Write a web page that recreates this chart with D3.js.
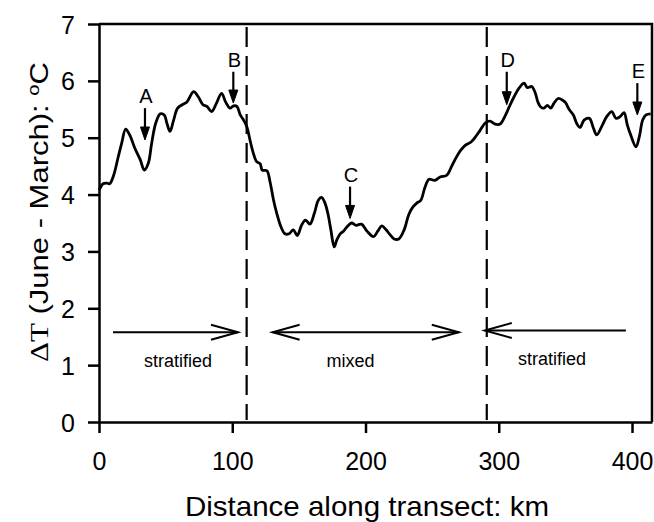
<!DOCTYPE html>
<html>
<head>
<meta charset="utf-8">
<script src="https://cdn.jsdelivr.net/npm/d3@7"></script>
<style>
  body { margin: 0; background: #fff; }
  text { font-family: "Liberation Sans", Arial, sans-serif; fill: #000; }
</style>
</head>
<body>
<div class="chart"></div>
<script>
// distance along transect (km) and temperature difference (degC)
var km = [0, 1, 3, 6, 8, 11, 14.5, 17, 20, 23, 27, 31, 34, 37, 39.5, 42.5, 46, 49, 51, 53.3,
  56, 59, 62.5, 66, 71, 74.5, 78, 81, 84.5, 88, 92, 95, 98.3, 101, 103.5, 106, 108.5, 111,
  113.3, 115.8, 118.3, 121, 122.5, 126, 128.3, 131, 133.4, 136.6, 139.6, 142.6, 145.8, 148.8,
  152, 155, 158.3, 161.6, 164.6, 167, 169.6, 172, 174, 176.5, 178.4, 181, 183.3, 186, 189.5,
  193, 197, 201, 206, 209.3, 212.2, 215.5, 218.2, 221.5, 225, 229, 232.5, 235.5, 238.5, 241.5,
  244.5, 247.7, 252, 256, 261, 264.7, 268, 271.5, 275, 279, 283, 286, 290, 293.4, 297.2, 301,
  304.7, 308, 311.5, 315.5, 319, 321.5, 324.7, 327.2, 329.5, 331.5, 334, 336.5, 339, 341.5,
  344.5, 348, 350, 353, 356, 358.5, 361, 364, 368, 371, 373.5, 377.3, 381, 384.8, 388, 391,
  394, 396.5, 399, 403, 405.5, 408, 410.5, 414];
var dT = [4.08, 4.12, 4.19, 4.20, 4.19, 4.34, 4.67, 4.90, 5.15, 5.05, 4.81, 4.61, 4.43, 4.55, 4.90, 5.25, 5.42, 5.40, 5.25, 5.11,
  5.31, 5.52, 5.58, 5.63, 5.81, 5.72, 5.58, 5.55, 5.46, 5.60, 5.78, 5.63, 5.52, 5.56, 5.55, 5.40, 5.31, 5.19,
  4.96, 4.73, 4.58, 4.54, 4.43, 4.42, 4.23, 3.90, 3.67, 3.43, 3.31, 3.31, 3.38, 3.28,
  3.46, 3.55, 3.48, 3.67, 3.90, 3.95, 3.85, 3.64, 3.38, 3.08, 3.20, 3.31, 3.35, 3.43, 3.50,
  3.46, 3.48, 3.36, 3.26, 3.36, 3.45, 3.38, 3.30, 3.22, 3.22, 3.38, 3.65, 3.78, 3.85, 3.90,
  4.12, 4.27, 4.25, 4.31, 4.34, 4.50, 4.65, 4.78, 4.87, 4.92, 5.03, 5.13, 5.26, 5.29, 5.24, 5.24,
  5.38, 5.55, 5.72, 5.88, 5.96, 5.88, 5.90, 5.80, 5.62, 5.54, 5.52, 5.57, 5.52, 5.61,
  5.69, 5.66, 5.62, 5.49, 5.40, 5.25, 5.18, 5.31, 5.34, 5.17, 5.05, 5.20, 5.37, 5.46, 5.34, 5.37,
  5.44, 5.22, 5.05, 4.84, 5.02, 5.31, 5.40, 5.42];

var xTicks = [0, 100, 200, 300, 400];
var yTicks = [0, 1, 2, 3, 4, 5, 6, 7];

// stratified / mixed boundaries (km)
var boundaries = [110.8, 291];

// lettered arrows: position, arrow tip and tail (degC)
var markLetters = ["A", "B", "C", "D", "E"];
var markKm = [34.5, 100.8, 188.4, 306, 404];
var markTip = [4.96, 5.61, 3.58, 5.58, 5.40];
var markTail = [5.52, 6.16, 4.14, 6.16, 5.96];

// region arrows: from -> to (km), two-headed when both
var regionNames = ["stratified", "mixed", "stratified"];
var regionLabelKm = [59.3, 188.7, 340];
var regionFrom = [10.5, 130.3, 395.4];
var regionTo = [104.3, 270, 289.5];
var regionBoth = [false, true, false];
var regionY = [1.58, 1.58, 1.61];
var regionLabelY = [0.96, 0.97, 1.0];

var width = 654, height = 522;
var margin = { top: 24, right: 2, bottom: 100, left: 99 };

var svg = d3.select(".chart").append("svg")
  .attr("width", width)
  .attr("height", height);

var x = d3.scaleLinear().domain([0, 415]).range([margin.left, width - margin.right]);
var y = d3.scaleLinear().domain([0, 7]).range([height - margin.bottom, margin.top]);

// frame top + right
svg.append("path")
  .attr("d", "M" + x(0) + "," + y(7) + "H" + x(415) + "V" + y(0))
  .attr("fill", "none").attr("stroke", "#000").attr("stroke-width", 2.5);

var xAxis = svg.append("g")
  .attr("transform", "translate(0," + y(0) + ")")
  .call(d3.axisBottom(x).tickValues(xTicks).tickFormat(d3.format("d"))
    .tickSize(11).tickSizeOuter(0).tickPadding(19));
var yAxis = svg.append("g")
  .attr("transform", "translate(" + x(0) + ",0)")
  .call(d3.axisLeft(y).tickValues(yTicks).tickFormat(d3.format("d"))
    .tickSize(11).tickSizeOuter(0).tickPadding(13));

[xAxis, yAxis].forEach(function(g) {
  g.select(".domain").attr("stroke-width", 2.5);
  g.selectAll(".tick line").attr("stroke-width", 2.5);
  g.selectAll(".tick text")
    .style("font-family", "'Liberation Sans', Arial, sans-serif")
    .style("font-size", "25px");
});
yAxis.selectAll(".tick text").attr("dy", "0.36em");

// dashed boundaries
svg.selectAll(".boundary")
  .data(boundaries)
  .enter().append("line")
  .attr("class", "boundary")
  .attr("x1", function(d) { return x(d); })
  .attr("x2", function(d) { return x(d); })
  .attr("y1", y(7) + 3)
  .attr("y2", y(0) - 2)
  .attr("stroke", "#000")
  .attr("stroke-width", 2.2)
  .attr("stroke-dasharray", "20,9");

// main curve
var pts = km.map(function(k, i) { return [k, dT[i]]; });
var line = d3.line()
  .x(function(d) { return x(d[0]); })
  .y(function(d) { return y(d[1]); })
  .curve(d3.curveCatmullRom.alpha(0.5));

svg.append("path")
  .datum(pts)
  .attr("d", line)
  .attr("fill", "none")
  .attr("stroke", "#000")
  .attr("stroke-width", 2.8)
  .attr("stroke-linejoin", "round");

// lettered arrows
markLetters.forEach(function(letter, i) {
  var px = x(markKm[i]), tip = y(markTip[i]), tail = y(markTail[i]);
  svg.append("line")
    .attr("x1", px).attr("x2", px)
    .attr("y1", tail).attr("y2", tip - 8)
    .attr("stroke", "#000").attr("stroke-width", 2.2);
  svg.append("path")
    .attr("d", "M" + (px - 4.5) + "," + (tip - 13) + "L" + px + "," + tip + "L" + (px + 4.5) + "," + (tip - 13) + "Z")
    .attr("fill", "#000").attr("stroke", "#000").attr("stroke-width", 1);
  svg.append("text")
    .attr("x", px + 1)
    .attr("y", tail - 5)
    .attr("text-anchor", "middle")
    .style("font-size", "20px")
    .text(letter);
});

// region arrows
function head(px, py, dir) {
  return "M" + (px - dir * 27) + "," + (py - 7.5) + "L" + px + "," + py + "L" + (px - dir * 27) + "," + (py + 7.5);
}
regionNames.forEach(function(name, i) {
  var x1 = x(regionFrom[i]), x2 = x(regionTo[i]), py = y(regionY[i]);
  var dir = x2 > x1 ? 1 : -1;
  svg.append("line")
    .attr("x1", x1).attr("x2", x2)
    .attr("y1", py).attr("y2", py)
    .attr("stroke", "#000").attr("stroke-width", 2);
  svg.append("path").attr("d", head(x2, py, dir))
    .attr("fill", "none").attr("stroke", "#000").attr("stroke-width", 2);
  if (regionBoth[i]) {
    svg.append("path").attr("d", head(x1, py, -dir))
      .attr("fill", "none").attr("stroke", "#000").attr("stroke-width", 2);
  }
  svg.append("text")
    .attr("x", x(regionLabelKm[i]))
    .attr("y", y(regionLabelY[i]))
    .attr("text-anchor", "middle")
    .style("font-size", "18px")
    .text(name);
});

// axis titles
svg.append("text")
  .attr("x", 367)
  .attr("y", 516)
  .attr("text-anchor", "middle")
  .attr("textLength", 364)
  .attr("lengthAdjust", "spacingAndGlyphs")
  .style("font-size", "28px")
  .text("Distance along transect: km");

var yt = svg.append("text")
  .attr("transform", "translate(48," + 212 + ") rotate(-90)")
  .attr("text-anchor", "middle")
  .attr("textLength", 300)
  .attr("lengthAdjust", "spacingAndGlyphs")
  .style("font-size", "26px");
yt.append("tspan").style("font-family", "'Liberation Serif', 'Times New Roman', serif").text("\u0394T");
yt.append("tspan").text(" (June - March): ");
yt.append("tspan").attr("dy", -9).style("font-size", "17px").text("o");
yt.append("tspan").attr("dy", 9).text("C");
</script>
</body>
</html>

■ **Stated problem**:
Restate, line by line and word for word, everything from the top of the material through the line that contains "5.44, 5.22, 5.05, 4.84, 5.02, 5.31, 5.40, 5.42];". Leave pictures out.

■ **Written reply**:
Write a web page that recreates this chart with D3.js.
<!DOCTYPE html>
<html>
<head>
<meta charset="utf-8">
<script src="https://cdn.jsdelivr.net/npm/d3@7"></script>
<style>
  body { margin: 0; background: #fff; }
  text { font-family: "Liberation Sans", Arial, sans-serif; fill: #000; }
</style>
</head>
<body>
<div class="chart"></div>
<script>
// distance along transect (km) and temperature difference (degC)
var km = [0, 1, 3, 6, 8, 11, 14.5, 17, 20, 23, 27, 31, 34, 37, 39.5, 42.5, 46, 49, 51, 53.3,
  56, 59, 62.5, 66, 71, 74.5, 78, 81, 84.5, 88, 92, 95, 98.3, 101, 103.5, 106, 108.5, 111,
  113.3, 115.8, 118.3, 121, 122.5, 126, 128.3, 131, 133.4, 136.6, 139.6, 142.6, 145.8, 148.8,
  152, 155, 158.3, 161.6, 164.6, 167, 169.6, 172, 174, 176.5, 178.4, 181, 183.3, 186, 189.5,
  193, 197, 201, 206, 209.3, 212.2, 215.5, 218.2, 221.5, 225, 229, 232.5, 235.5, 238.5, 241.5,
  244.5, 247.7, 252, 256, 261, 264.7, 268, 271.5, 275, 279, 283, 286, 290, 293.4, 297.2, 301,
  304.7, 308, 311.5, 315.5, 319, 321.5, 324.7, 327.2, 329.5, 331.5, 334, 336.5, 339, 341.5,
  344.5, 348, 350, 353, 356, 358.5, 361, 364, 368, 371, 373.5, 377.3, 381, 384.8, 388, 391,
  394, 396.5, 399, 403, 405.5, 408, 410.5, 414];
var dT = [4.08, 4.12, 4.19, 4.20, 4.19, 4.34, 4.67, 4.90, 5.15, 5.05, 4.81, 4.61, 4.43, 4.55, 4.90, 5.25, 5.42, 5.40, 5.25, 5.11,
  5.31, 5.52, 5.58, 5.63, 5.81, 5.72, 5.58, 5.55, 5.46, 5.60, 5.78, 5.63, 5.52, 5.56, 5.55, 5.40, 5.31, 5.19,
  4.96, 4.73, 4.58, 4.54, 4.43, 4.42, 4.23, 3.90, 3.67, 3.43, 3.31, 3.31, 3.38, 3.28,
  3.46, 3.55, 3.48, 3.67, 3.90, 3.95, 3.85, 3.64, 3.38, 3.08, 3.20, 3.31, 3.35, 3.43, 3.50,
  3.46, 3.48, 3.36, 3.26, 3.36, 3.45, 3.38, 3.30, 3.22, 3.22, 3.38, 3.65, 3.78, 3.85, 3.90,
  4.12, 4.27, 4.25, 4.31, 4.34, 4.50, 4.65, 4.78, 4.87, 4.92, 5.03, 5.13, 5.26, 5.29, 5.24, 5.24,
  5.38, 5.55, 5.72, 5.88, 5.96, 5.88, 5.90, 5.80, 5.62, 5.54, 5.52, 5.57, 5.52, 5.61,
  5.69, 5.66, 5.62, 5.49, 5.40, 5.25, 5.18, 5.31, 5.34, 5.17, 5.05, 5.20, 5.37, 5.46, 5.34, 5.37,
  5.44, 5.22, 5.05, 4.84, 5.02, 5.31, 5.40, 5.42];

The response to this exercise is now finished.